=== Exercise details ===
Please output every line of the material as it stands, without the pictures.

======== Dataset content ========

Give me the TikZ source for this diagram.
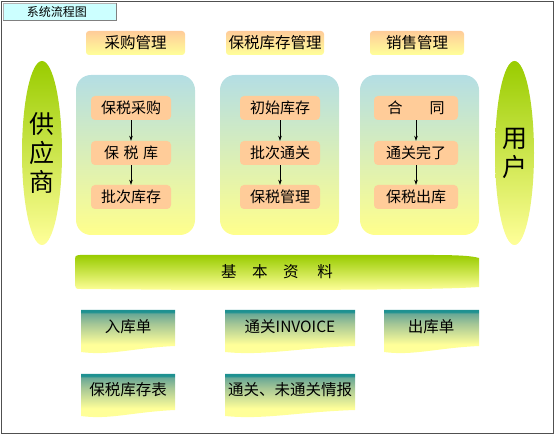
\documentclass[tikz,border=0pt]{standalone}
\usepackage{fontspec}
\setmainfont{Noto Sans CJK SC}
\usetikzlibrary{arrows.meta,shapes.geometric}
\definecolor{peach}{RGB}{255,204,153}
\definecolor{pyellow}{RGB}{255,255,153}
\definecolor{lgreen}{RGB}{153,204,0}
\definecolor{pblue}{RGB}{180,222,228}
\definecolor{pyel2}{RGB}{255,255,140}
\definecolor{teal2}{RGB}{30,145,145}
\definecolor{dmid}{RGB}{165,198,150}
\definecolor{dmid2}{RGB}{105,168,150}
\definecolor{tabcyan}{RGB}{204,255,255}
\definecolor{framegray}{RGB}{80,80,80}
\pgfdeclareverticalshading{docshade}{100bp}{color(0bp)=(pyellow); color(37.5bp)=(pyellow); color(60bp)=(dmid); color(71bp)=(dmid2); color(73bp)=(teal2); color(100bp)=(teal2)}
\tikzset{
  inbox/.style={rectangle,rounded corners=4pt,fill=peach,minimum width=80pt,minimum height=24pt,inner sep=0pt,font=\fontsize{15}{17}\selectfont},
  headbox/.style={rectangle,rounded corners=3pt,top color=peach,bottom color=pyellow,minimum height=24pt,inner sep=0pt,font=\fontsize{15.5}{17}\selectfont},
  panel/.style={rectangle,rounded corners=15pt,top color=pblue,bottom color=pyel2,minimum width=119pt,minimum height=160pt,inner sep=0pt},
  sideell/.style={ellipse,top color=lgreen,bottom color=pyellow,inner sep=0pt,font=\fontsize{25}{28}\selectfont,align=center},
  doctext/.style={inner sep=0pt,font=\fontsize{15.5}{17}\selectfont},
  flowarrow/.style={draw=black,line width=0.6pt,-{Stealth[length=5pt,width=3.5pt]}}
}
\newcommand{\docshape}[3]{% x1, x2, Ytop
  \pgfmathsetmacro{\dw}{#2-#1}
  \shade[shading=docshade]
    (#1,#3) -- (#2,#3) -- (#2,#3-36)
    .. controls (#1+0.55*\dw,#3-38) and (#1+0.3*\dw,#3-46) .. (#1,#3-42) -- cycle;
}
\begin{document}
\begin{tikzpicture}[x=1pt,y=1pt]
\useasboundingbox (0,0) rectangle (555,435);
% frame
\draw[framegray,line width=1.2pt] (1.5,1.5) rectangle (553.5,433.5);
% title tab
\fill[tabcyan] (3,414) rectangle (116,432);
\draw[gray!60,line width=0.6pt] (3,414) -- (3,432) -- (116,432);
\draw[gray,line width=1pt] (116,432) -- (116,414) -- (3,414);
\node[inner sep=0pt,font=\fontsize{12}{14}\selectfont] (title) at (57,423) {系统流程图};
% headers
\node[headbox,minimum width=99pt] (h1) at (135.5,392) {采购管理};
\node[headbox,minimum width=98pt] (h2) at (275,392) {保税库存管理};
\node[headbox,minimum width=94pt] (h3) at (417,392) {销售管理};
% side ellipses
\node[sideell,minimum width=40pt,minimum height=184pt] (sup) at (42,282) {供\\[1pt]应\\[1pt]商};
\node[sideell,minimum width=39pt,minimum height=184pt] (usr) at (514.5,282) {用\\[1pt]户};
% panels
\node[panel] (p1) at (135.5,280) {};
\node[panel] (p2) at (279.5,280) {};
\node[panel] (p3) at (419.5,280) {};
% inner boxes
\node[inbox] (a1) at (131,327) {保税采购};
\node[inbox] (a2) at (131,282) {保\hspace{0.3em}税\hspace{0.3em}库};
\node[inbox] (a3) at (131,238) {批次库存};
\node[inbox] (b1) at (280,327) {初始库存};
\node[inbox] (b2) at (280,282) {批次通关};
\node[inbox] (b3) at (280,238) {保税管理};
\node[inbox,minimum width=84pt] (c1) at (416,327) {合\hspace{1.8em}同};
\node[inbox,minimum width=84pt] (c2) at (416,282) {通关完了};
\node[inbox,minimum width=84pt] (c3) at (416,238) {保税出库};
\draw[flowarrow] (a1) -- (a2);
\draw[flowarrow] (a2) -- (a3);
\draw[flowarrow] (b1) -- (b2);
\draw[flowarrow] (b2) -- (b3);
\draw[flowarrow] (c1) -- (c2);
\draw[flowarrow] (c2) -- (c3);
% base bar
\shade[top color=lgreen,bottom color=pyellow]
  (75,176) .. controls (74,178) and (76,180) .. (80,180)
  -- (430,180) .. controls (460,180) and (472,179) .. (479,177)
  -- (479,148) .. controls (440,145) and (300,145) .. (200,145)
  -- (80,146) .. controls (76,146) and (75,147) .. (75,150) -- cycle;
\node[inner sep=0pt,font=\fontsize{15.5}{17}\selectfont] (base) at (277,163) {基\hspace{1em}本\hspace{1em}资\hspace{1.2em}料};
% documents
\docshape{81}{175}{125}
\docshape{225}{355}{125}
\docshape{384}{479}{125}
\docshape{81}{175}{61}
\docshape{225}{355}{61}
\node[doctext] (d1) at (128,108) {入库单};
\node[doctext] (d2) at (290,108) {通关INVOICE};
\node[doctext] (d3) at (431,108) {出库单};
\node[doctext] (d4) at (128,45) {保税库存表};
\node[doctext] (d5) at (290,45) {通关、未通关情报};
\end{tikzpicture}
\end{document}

========

=== Exercise response ===
Give me the TikZ source for this diagram.
\documentclass[tikz,border=0pt]{standalone}
\usepackage{fontspec}
\setmainfont{Noto Sans CJK SC}
\usetikzlibrary{arrows.meta,shapes.geometric}
\definecolor{peach}{RGB}{255,204,153}
\definecolor{pyellow}{RGB}{255,255,153}
\definecolor{lgreen}{RGB}{153,204,0}
\definecolor{pblue}{RGB}{180,222,228}
\definecolor{pyel2}{RGB}{255,255,140}
\definecolor{teal2}{RGB}{30,145,145}
\definecolor{dmid}{RGB}{165,198,150}
\definecolor{dmid2}{RGB}{105,168,150}
\definecolor{tabcyan}{RGB}{204,255,255}
\definecolor{framegray}{RGB}{80,80,80}
\pgfdeclareverticalshading{docshade}{100bp}{color(0bp)=(pyellow); color(37.5bp)=(pyellow); color(60bp)=(dmid); color(71bp)=(dmid2); color(73bp)=(teal2); color(100bp)=(teal2)}
\tikzset{
  inbox/.style={rectangle,rounded corners=4pt,fill=peach,minimum width=80pt,minimum height=24pt,inner sep=0pt,font=\fontsize{15}{17}\selectfont},
  headbox/.style={rectangle,rounded corners=3pt,top color=peach,bottom color=pyellow,minimum height=24pt,inner sep=0pt,font=\fontsize{15.5}{17}\selectfont},
  panel/.style={rectangle,rounded corners=15pt,top color=pblue,bottom color=pyel2,minimum width=119pt,minimum height=160pt,inner sep=0pt},
  sideell/.style={ellipse,top color=lgreen,bottom color=pyellow,inner sep=0pt,font=\fontsize{25}{28}\selectfont,align=center},
  doctext/.style={inner sep=0pt,font=\fontsize{15.5}{17}\selectfont},
  flowarrow/.style={draw=black,line width=0.6pt,-{Stealth[length=5pt,width=3.5pt]}}
}
\newcommand{\docshape}[3]{% x1, x2, Ytop
  \pgfmathsetmacro{\dw}{#2-#1}
  \shade[shading=docshade]
    (#1,#3) -- (#2,#3) -- (#2,#3-36)
    .. controls (#1+0.55*\dw,#3-38) and (#1+0.3*\dw,#3-46) .. (#1,#3-42) -- cycle;
}
\begin{document}
\begin{tikzpicture}[x=1pt,y=1pt]
\useasboundingbox (0,0) rectangle (555,435);
% frame
\draw[framegray,line width=1.2pt] (1.5,1.5) rectangle (553.5,433.5);
% title tab
\fill[tabcyan] (3,414) rectangle (116,432);
\draw[gray!60,line width=0.6pt] (3,414) -- (3,432) -- (116,432);
\draw[gray,line width=1pt] (116,432) -- (116,414) -- (3,414);
\node[inner sep=0pt,font=\fontsize{12}{14}\selectfont] (title) at (57,423) {系统流程图};
% headers
\node[headbox,minimum width=99pt] (h1) at (135.5,392) {采购管理};
\node[headbox,minimum width=98pt] (h2) at (275,392) {保税库存管理};
\node[headbox,minimum width=94pt] (h3) at (417,392) {销售管理};
% side ellipses
\node[sideell,minimum width=40pt,minimum height=184pt] (sup) at (42,282) {供\\[1pt]应\\[1pt]商};
\node[sideell,minimum width=39pt,minimum height=184pt] (usr) at (514.5,282) {用\\[1pt]户};
% panels
\node[panel] (p1) at (135.5,280) {};
\node[panel] (p2) at (279.5,280) {};
\node[panel] (p3) at (419.5,280) {};
% inner boxes
\node[inbox] (a1) at (131,327) {保税采购};
\node[inbox] (a2) at (131,282) {保\hspace{0.3em}税\hspace{0.3em}库};
\node[inbox] (a3) at (131,238) {批次库存};
\node[inbox] (b1) at (280,327) {初始库存};
\node[inbox] (b2) at (280,282) {批次通关};
\node[inbox] (b3) at (280,238) {保税管理};
\node[inbox,minimum width=84pt] (c1) at (416,327) {合\hspace{1.8em}同};
\node[inbox,minimum width=84pt] (c2) at (416,282) {通关完了};
\node[inbox,minimum width=84pt] (c3) at (416,238) {保税出库};
\draw[flowarrow] (a1) -- (a2);
\draw[flowarrow] (a2) -- (a3);
\draw[flowarrow] (b1) -- (b2);
\draw[flowarrow] (b2) -- (b3);
\draw[flowarrow] (c1) -- (c2);
\draw[flowarrow] (c2) -- (c3);
% base bar
\shade[top color=lgreen,bottom color=pyellow]
  (75,176) .. controls (74,178) and (76,180) .. (80,180)
  -- (430,180) .. controls (460,180) and (472,179) .. (479,177)
  -- (479,148) .. controls (440,145) and (300,145) .. (200,145)
  -- (80,146) .. controls (76,146) and (75,147) .. (75,150) -- cycle;
\node[inner sep=0pt,font=\fontsize{15.5}{17}\selectfont] (base) at (277,163) {基\hspace{1em}本\hspace{1em}资\hspace{1.2em}料};
% documents
\docshape{81}{175}{125}
\docshape{225}{355}{125}
\docshape{384}{479}{125}
\docshape{81}{175}{61}
\docshape{225}{355}{61}
\node[doctext] (d1) at (128,108) {入库单};
\node[doctext] (d2) at (290,108) {通关INVOICE};
\node[doctext] (d3) at (431,108) {出库单};
\node[doctext] (d4) at (128,45) {保税库存表};
\node[doctext] (d5) at (290,45) {通关、未通关情报};
\end{tikzpicture}
\end{document}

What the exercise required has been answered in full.